Norbert Nix moves from general manager to president of Triple Tigers, home to Russell Dickerson, Scotty McCreery and Cam.

Triple Tigers is a small record company with a big roar.

As the Nashville-based boutique label marks its fourth anniversary in October, it continues to build on the success launched by its first two artists, inaugural signing Russell Dickerson and Scotty McCreery. Every radio single from the pair — three each — has gone to No. 1 on Billboard’s Hot Country Airplay chart, giving Triple Tigers six consecutive chart-toppers with its first half dozen releases.

“Love You Like I Used To,” Dickerson’s fourth single for the label and the first from his December album, moves into the Top 10 this week on the Country Airplay chart, while McCreery’s new tune, “You Time,” — from an album coming next year — prepares to go for radio ads.


The success is due to the artists’ talent, but also a deliberate strategy, says label partner Norbert Nix, who has assumed the role of president of Triple Tigers. Nix has been at the label — a joint venture between marketing company Thirty Tigers, Triple 8 Management, Nix and Sony Music Entertainment — since its start, when he joined as general manager. The music industry veteran came to Triple Tigers, which is distributed and marketed through Sony’s The Orchard, following his role as Columbia Nashville vp of promotion.

“Scotty and Russell are dialed in, but the timing is also spaced to navigate singles and create credibility,” he says. “We don’t have two new singles waiting in the wings to come out after we release a new track. We have room to focus on each single.”

Nix and his nine-person staff will now try to work their magic with Cam, in partnership with RCA Records New York. “We thought, she’d be so perfect to work with with us,” Nix says of the singer/songwriter who signed with Sony Music Entertainment in 2014 through a partnership between RCA and Sony Music Nashville. “I love the idea of keeping it in the [Sony] family. She’s a global brand, she’s played on the BBC, she tours [in England]. She’s had 400 million streams. I just said, ‘Let’s have Triple Tigers representing her at country radio and work with her.’ It’s a unique deal.”


The through line for the label’s roster is the acts come with some measure of success and experience. Dickerson had garnered 25 million streams on his ballad “Yours” and had toured for six years in a Sprinter van when Triple Tigers signed him. McCreery had won American Idol and had a solid run on Mercury Nashville when his management company, Triple 8, brought him to Triple Tigers. Cam broke through with “Burning House” a 2016 CMA Awards song of the year nominee before her split with Sony Nashville in 2108.

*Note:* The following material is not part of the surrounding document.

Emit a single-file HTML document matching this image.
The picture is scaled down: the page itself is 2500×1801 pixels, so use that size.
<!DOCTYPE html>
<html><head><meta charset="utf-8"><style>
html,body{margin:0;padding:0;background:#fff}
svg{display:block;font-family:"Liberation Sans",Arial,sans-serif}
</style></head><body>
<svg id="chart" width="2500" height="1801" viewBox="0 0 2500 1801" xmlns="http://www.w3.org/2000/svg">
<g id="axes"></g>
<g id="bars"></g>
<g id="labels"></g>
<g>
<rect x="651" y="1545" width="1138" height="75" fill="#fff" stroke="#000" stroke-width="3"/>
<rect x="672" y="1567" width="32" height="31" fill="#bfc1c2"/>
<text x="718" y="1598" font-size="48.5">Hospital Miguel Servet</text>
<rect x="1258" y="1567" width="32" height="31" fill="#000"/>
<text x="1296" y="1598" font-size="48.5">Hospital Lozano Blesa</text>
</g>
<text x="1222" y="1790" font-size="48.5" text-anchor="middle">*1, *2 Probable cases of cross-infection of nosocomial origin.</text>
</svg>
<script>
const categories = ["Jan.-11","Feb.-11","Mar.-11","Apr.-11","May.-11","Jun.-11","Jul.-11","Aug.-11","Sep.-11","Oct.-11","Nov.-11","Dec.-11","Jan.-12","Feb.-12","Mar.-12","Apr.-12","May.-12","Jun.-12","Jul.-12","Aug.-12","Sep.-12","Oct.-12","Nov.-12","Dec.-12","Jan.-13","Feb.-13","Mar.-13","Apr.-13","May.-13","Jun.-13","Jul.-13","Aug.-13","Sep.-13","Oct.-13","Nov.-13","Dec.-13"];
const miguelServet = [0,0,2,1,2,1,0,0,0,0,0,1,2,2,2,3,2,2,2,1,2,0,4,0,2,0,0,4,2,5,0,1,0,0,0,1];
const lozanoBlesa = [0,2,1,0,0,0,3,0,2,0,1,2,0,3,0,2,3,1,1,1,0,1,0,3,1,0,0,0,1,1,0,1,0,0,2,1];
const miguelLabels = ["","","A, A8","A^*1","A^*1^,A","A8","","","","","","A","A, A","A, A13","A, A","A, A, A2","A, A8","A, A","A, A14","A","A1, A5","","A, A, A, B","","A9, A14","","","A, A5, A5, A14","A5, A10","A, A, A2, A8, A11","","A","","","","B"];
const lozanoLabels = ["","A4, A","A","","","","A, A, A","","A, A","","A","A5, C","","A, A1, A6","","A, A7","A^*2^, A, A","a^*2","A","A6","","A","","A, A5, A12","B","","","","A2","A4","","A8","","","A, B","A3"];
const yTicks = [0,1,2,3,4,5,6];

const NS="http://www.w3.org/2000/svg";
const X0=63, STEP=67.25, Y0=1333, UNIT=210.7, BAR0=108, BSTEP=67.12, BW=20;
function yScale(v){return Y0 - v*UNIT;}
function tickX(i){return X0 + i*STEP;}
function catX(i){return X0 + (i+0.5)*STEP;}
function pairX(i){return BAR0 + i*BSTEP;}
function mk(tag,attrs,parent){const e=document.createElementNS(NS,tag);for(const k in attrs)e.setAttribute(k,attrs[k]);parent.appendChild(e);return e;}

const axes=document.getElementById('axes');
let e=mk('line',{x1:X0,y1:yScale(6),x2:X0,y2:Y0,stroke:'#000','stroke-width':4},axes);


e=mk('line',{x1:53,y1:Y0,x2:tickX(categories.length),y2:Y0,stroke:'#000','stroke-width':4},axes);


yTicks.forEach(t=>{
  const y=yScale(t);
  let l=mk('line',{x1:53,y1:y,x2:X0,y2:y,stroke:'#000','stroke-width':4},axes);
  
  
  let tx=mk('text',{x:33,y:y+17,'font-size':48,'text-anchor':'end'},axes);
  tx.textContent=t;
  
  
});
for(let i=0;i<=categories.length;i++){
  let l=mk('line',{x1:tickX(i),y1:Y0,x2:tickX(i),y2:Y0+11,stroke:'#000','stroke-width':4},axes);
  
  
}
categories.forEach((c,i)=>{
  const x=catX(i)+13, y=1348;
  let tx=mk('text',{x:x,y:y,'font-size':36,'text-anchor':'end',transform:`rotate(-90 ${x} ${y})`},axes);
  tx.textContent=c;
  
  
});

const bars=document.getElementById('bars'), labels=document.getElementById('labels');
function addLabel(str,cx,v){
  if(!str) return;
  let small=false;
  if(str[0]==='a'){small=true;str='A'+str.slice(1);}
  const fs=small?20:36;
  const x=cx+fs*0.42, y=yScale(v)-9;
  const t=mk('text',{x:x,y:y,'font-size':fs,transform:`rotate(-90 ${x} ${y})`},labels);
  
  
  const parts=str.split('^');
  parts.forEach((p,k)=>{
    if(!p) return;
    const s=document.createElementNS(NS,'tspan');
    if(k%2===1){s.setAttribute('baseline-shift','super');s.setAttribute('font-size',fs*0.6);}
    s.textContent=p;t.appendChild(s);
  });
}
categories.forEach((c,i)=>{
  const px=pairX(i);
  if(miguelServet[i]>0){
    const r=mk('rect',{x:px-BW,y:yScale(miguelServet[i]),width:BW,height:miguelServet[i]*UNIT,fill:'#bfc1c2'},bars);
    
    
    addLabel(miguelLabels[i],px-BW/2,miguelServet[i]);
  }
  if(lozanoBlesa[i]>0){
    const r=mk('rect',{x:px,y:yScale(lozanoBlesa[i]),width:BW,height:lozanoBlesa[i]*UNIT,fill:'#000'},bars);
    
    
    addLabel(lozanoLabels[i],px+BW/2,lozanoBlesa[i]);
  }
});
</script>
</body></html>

Now, Triple Tigers, which Nix says has run a profit since last year, will try to re-establish Cam at country radio. The label has released the catchy, up-tempo, Jack Antonoff-produced “Classic.” While radio has been slow to embrace the bright tune, “we’re trying to find daytime airplay. We’re trying to find heroes who will play it. This is a great first song,” says Nix, who has completed 10 Ironman competitions and brings the same dedication, patience and perseverance to his job as he does training for a race.


For a brief time, the label was also home to Gone West, a co-ed quartet featuring Colbie Caillat. Shortly after the release of the group’s debut album, Canyons, this summer, Caillat split with her bandmate and long-time fiance Justin Young, before then announcing in August that she and Young were dissolving the act.

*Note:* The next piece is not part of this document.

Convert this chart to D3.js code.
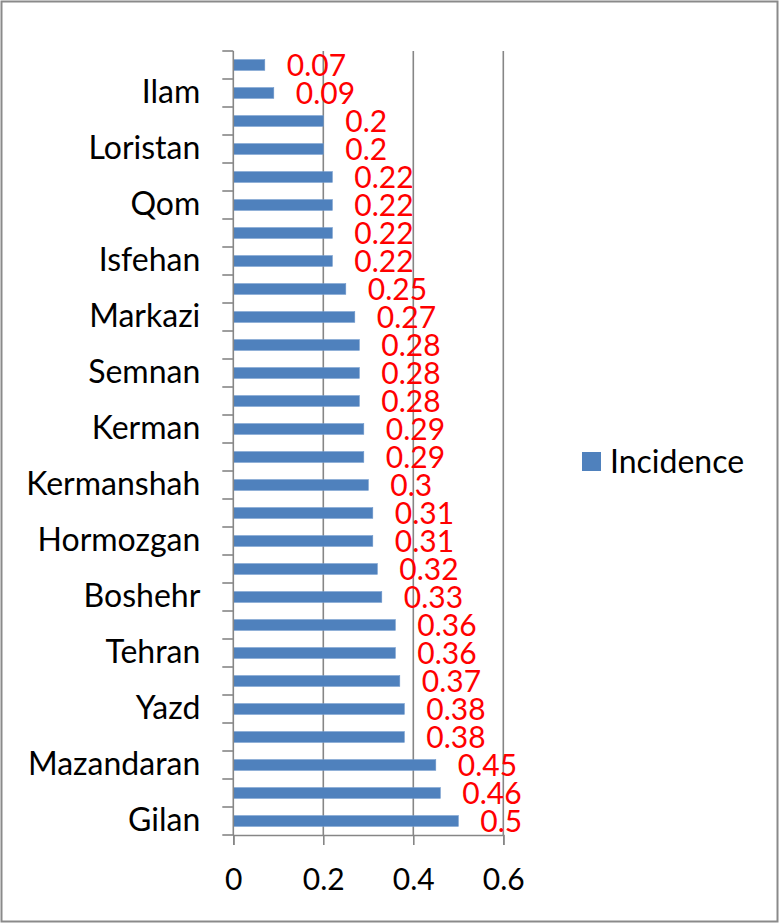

Gone West’s break-up leaves room for another act (though the label will continue to promote the group’s album, including the release of a video for “Never Getting Over You” coming shortly.) “I want to get this music out to people,” Nix says.

“I would love to find someone like an Eric Church. Someone like that would be amazing,” says Nix, stressing he’s in no hurry to round out the roster to its four-act cap. “I think it’s risky to sign an unproven artist,” he says.

Instead, he and his team will concentrate on taking Dickerson, McCreery and Cam to the top of the charts, while keeping their ears open. “When you’re talking about the country format and country radio, it’s about hit records,” he says. “It’s about finding those artists capable of writing or finding those songs and having the artistry to deliver. The music has to be undeniable.”